--- start Records for the exercise ---

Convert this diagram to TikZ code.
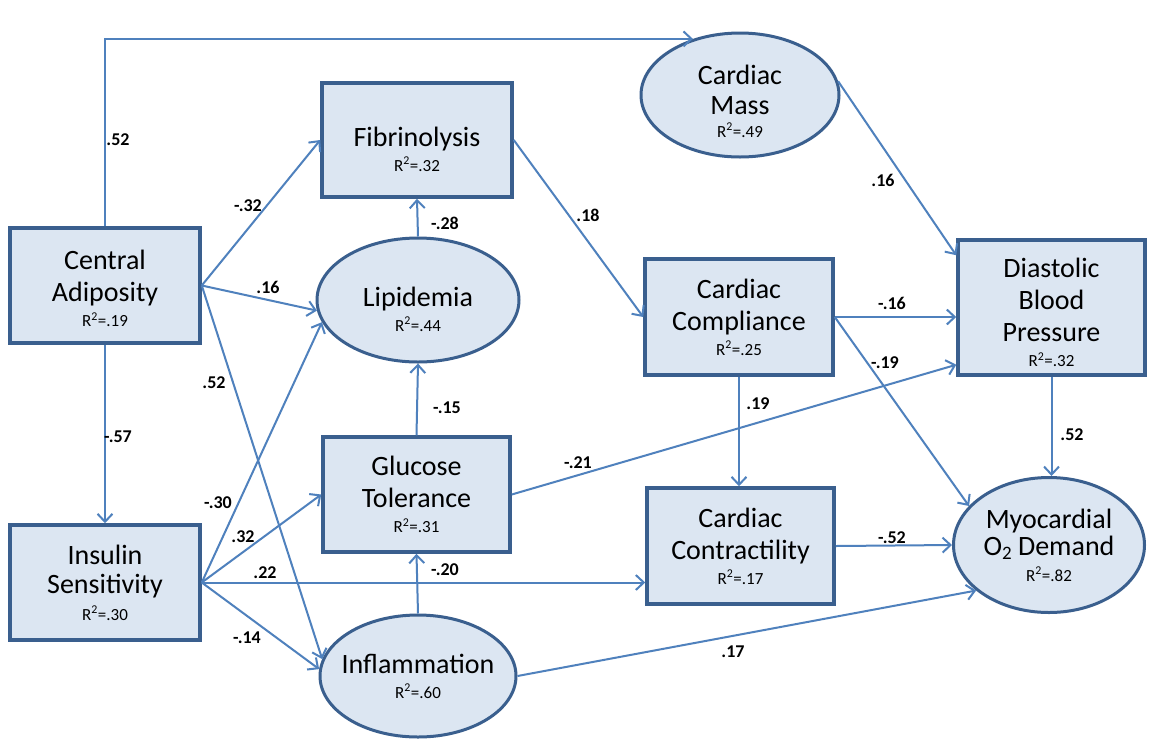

--- end Records for the exercise ---
--- start Records for the exercise ---

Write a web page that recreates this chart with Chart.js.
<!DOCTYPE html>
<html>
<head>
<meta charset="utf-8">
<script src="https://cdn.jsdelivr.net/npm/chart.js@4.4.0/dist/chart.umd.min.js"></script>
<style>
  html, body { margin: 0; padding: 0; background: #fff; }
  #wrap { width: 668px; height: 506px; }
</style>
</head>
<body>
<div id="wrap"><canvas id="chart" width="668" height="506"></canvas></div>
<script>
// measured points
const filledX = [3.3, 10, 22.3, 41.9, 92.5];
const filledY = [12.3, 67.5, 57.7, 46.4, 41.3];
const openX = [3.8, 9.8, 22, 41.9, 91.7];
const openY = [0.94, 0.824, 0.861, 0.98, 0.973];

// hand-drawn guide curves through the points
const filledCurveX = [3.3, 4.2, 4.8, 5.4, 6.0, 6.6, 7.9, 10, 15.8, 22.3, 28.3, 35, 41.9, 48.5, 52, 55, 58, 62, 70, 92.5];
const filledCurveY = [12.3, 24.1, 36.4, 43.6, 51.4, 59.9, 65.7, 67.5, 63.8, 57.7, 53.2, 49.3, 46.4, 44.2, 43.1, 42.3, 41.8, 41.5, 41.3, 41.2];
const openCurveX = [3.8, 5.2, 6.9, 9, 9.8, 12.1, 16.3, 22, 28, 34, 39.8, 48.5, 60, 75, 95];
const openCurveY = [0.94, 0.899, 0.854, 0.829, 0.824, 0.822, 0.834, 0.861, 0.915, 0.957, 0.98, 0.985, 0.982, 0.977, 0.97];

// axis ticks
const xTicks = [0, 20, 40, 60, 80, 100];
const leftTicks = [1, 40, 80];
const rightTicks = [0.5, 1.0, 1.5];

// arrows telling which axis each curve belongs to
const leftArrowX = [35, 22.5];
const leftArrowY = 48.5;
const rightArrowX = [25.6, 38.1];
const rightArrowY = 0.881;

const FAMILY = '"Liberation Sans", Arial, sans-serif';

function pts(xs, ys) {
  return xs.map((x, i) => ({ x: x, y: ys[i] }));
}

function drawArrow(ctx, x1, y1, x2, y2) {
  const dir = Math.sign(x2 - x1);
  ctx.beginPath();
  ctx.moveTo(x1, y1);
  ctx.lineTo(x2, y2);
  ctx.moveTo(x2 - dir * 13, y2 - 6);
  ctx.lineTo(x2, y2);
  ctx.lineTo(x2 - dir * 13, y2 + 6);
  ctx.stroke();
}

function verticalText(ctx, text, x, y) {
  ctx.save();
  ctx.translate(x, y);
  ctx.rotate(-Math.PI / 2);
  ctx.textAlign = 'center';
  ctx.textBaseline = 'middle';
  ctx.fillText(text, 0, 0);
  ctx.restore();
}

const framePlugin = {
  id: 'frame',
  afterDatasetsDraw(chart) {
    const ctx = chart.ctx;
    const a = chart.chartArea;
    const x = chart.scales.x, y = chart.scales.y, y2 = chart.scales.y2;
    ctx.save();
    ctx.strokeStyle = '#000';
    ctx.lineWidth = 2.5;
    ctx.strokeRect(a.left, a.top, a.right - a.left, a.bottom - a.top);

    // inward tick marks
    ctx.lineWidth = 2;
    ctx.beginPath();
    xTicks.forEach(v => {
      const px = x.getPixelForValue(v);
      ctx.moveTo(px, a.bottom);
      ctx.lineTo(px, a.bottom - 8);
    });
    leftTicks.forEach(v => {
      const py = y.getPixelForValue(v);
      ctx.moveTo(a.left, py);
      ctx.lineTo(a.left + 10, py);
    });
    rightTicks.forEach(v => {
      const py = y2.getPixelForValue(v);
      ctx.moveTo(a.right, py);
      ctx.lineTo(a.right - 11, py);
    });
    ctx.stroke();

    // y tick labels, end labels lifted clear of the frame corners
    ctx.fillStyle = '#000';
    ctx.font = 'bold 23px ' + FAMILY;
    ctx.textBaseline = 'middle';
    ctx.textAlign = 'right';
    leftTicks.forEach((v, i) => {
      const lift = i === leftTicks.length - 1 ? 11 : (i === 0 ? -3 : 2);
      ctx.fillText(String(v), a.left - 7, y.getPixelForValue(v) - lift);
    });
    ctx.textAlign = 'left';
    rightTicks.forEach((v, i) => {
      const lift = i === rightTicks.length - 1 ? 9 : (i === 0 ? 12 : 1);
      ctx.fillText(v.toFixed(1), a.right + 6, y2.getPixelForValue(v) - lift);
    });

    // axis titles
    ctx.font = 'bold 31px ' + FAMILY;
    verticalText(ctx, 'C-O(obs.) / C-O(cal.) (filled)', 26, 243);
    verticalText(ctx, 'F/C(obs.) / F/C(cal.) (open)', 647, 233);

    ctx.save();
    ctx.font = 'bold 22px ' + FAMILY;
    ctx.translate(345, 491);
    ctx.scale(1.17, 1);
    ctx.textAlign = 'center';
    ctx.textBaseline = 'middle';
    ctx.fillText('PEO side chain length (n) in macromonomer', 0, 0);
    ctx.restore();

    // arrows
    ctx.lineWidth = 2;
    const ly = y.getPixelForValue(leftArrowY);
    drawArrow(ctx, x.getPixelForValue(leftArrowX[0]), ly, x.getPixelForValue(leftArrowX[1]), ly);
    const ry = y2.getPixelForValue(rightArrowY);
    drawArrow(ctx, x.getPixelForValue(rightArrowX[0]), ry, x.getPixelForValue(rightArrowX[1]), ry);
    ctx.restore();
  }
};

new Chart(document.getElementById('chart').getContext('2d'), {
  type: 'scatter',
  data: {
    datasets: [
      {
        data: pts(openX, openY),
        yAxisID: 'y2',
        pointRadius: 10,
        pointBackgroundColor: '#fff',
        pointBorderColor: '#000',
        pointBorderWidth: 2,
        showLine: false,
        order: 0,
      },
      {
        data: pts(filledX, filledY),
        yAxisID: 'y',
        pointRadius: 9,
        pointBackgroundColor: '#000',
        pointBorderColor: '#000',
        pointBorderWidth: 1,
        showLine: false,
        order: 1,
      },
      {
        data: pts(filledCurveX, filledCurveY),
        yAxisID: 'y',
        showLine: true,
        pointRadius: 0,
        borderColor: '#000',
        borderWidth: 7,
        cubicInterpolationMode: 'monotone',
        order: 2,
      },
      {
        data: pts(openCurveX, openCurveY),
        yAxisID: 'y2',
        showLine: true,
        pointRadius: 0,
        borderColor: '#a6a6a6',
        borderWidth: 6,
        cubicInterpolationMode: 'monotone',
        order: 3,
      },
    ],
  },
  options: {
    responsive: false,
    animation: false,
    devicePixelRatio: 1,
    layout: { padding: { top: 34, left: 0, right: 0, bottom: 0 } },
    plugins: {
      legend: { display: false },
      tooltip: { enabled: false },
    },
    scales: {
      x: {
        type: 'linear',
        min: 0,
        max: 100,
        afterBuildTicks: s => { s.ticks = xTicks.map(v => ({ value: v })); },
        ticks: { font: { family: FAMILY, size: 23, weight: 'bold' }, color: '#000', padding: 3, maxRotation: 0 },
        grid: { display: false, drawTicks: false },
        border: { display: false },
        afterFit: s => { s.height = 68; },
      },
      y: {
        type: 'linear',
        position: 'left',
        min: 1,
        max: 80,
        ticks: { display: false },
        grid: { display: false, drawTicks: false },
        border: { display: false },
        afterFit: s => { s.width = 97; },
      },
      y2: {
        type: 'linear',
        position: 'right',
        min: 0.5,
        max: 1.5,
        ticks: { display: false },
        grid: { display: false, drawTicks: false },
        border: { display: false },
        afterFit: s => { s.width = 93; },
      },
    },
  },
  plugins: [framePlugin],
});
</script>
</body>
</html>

--- end Records for the exercise ---
--- start Records for the exercise ---

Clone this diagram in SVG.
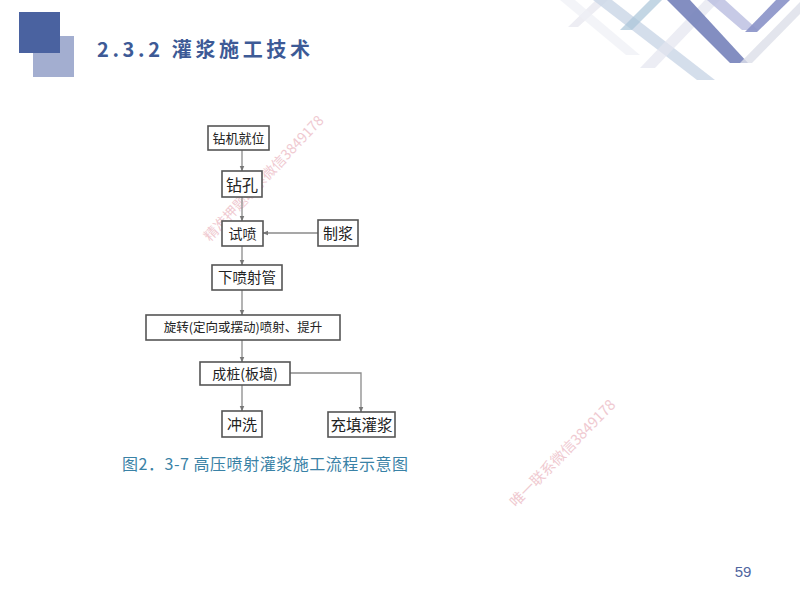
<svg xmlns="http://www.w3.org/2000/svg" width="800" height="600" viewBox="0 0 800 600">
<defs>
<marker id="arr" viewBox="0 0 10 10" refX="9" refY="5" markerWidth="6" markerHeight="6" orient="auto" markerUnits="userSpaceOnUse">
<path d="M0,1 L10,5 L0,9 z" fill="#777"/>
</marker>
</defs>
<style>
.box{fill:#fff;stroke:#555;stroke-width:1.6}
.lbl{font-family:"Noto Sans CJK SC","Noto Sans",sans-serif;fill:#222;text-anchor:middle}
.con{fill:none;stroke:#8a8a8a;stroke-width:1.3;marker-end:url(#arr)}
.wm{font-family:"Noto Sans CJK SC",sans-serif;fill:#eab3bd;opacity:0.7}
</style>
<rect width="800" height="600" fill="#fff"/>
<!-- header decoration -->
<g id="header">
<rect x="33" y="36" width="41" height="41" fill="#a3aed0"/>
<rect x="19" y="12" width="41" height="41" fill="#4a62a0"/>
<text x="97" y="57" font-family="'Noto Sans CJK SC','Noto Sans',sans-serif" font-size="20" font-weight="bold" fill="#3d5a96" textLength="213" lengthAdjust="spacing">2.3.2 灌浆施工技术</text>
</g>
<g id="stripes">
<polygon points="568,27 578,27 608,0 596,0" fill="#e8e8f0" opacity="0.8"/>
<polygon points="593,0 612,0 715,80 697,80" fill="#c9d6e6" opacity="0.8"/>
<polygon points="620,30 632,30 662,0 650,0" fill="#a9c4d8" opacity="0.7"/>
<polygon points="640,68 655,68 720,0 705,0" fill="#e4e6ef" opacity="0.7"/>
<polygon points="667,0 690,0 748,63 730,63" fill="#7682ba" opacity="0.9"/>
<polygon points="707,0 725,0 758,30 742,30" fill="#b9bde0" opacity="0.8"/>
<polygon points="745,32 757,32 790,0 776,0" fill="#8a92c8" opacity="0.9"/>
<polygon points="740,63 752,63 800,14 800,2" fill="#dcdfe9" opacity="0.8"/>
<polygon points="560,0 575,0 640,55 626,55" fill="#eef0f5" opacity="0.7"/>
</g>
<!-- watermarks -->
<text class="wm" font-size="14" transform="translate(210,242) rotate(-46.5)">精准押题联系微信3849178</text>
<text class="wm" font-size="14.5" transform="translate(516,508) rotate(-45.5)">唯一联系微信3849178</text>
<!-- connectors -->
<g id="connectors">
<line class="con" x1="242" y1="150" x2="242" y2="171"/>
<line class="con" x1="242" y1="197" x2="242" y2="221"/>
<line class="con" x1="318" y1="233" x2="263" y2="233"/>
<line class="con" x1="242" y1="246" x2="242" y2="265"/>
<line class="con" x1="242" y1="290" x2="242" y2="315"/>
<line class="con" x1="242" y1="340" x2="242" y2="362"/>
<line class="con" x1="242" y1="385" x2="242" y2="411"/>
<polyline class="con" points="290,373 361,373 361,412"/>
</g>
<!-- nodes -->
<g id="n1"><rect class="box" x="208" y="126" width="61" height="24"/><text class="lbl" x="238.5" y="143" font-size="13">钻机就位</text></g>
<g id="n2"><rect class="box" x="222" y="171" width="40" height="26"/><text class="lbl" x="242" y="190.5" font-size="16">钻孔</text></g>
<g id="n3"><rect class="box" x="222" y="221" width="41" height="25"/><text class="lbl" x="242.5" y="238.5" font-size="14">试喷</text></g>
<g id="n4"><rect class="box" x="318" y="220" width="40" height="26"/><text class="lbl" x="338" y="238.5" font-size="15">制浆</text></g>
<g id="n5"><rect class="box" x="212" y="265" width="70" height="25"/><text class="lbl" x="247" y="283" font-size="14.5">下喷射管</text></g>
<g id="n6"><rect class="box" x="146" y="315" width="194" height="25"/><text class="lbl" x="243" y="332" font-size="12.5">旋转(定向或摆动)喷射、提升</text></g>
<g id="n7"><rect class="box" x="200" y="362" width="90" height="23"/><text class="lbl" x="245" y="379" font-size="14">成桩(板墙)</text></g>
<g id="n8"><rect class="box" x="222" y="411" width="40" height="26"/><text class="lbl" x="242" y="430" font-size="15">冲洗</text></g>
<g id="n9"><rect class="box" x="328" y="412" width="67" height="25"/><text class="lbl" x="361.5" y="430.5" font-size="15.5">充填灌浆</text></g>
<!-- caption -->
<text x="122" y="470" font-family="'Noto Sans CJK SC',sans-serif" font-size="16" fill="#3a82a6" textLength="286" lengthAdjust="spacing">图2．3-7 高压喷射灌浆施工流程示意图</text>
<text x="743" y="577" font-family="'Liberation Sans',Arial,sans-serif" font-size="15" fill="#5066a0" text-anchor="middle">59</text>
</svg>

--- end Records for the exercise ---

Determine how many lines contain the word "this" and reply with that number alone.

▸ Correct answer: 3